Exercise details -
Return, exactly as written, every line from the first line of the data below through the line that contains "from matplotlib.lines import Line2D".
________________________
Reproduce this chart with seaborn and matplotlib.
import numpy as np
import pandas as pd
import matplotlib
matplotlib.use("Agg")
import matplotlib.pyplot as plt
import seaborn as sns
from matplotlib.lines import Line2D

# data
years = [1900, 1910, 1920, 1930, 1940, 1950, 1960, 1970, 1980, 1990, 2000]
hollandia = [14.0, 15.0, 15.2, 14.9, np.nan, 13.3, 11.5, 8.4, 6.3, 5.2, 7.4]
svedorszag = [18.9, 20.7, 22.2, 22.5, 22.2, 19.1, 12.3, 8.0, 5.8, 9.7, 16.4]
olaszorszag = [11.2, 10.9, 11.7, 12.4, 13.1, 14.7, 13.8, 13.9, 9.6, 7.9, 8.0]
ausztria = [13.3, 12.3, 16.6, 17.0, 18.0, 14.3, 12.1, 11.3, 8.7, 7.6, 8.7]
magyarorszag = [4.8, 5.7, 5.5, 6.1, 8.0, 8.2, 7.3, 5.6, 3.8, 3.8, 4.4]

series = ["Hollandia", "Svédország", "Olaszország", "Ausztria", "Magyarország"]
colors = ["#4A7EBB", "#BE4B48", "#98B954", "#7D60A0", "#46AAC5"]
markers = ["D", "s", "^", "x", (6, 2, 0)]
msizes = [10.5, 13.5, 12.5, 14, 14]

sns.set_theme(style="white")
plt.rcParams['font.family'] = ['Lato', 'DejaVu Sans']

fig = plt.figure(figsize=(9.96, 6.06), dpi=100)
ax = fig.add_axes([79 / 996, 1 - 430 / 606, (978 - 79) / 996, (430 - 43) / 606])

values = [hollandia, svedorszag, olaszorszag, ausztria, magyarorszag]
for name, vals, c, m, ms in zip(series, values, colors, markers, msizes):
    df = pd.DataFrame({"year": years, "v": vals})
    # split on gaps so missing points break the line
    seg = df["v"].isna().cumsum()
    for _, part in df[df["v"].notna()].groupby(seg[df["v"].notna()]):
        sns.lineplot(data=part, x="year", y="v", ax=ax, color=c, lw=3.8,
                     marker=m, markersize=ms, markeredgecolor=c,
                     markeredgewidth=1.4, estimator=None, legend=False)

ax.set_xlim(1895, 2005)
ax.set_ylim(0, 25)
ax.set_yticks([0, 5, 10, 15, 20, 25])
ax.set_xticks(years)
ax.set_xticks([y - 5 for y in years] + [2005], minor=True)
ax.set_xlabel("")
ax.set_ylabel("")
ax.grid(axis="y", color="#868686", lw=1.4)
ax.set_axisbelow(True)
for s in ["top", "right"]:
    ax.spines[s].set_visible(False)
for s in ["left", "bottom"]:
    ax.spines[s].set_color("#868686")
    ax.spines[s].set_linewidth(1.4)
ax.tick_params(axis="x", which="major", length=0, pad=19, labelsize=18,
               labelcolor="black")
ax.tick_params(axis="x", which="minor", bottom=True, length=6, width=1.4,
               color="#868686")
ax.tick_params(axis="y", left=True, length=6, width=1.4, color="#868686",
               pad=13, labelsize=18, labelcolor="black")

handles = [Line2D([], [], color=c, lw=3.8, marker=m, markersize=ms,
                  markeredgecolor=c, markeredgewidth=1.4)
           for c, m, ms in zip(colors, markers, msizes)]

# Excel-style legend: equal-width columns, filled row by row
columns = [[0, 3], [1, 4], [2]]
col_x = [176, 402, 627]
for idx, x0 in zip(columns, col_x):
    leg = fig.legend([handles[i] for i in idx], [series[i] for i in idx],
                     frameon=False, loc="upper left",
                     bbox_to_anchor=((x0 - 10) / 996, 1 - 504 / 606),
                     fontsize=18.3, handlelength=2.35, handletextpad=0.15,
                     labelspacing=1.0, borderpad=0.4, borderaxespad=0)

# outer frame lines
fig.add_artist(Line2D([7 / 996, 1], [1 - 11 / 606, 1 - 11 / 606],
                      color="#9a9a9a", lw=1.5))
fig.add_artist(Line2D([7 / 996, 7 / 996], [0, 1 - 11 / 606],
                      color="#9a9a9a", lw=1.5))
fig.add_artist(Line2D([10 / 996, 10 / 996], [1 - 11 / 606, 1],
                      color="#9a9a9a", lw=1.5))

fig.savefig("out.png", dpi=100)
________________________
Result below -
Reproduce this chart with seaborn and matplotlib.
import numpy as np
import pandas as pd
import matplotlib
matplotlib.use("Agg")
import matplotlib.pyplot as plt
import seaborn as sns
from matplotlib.lines import Line2D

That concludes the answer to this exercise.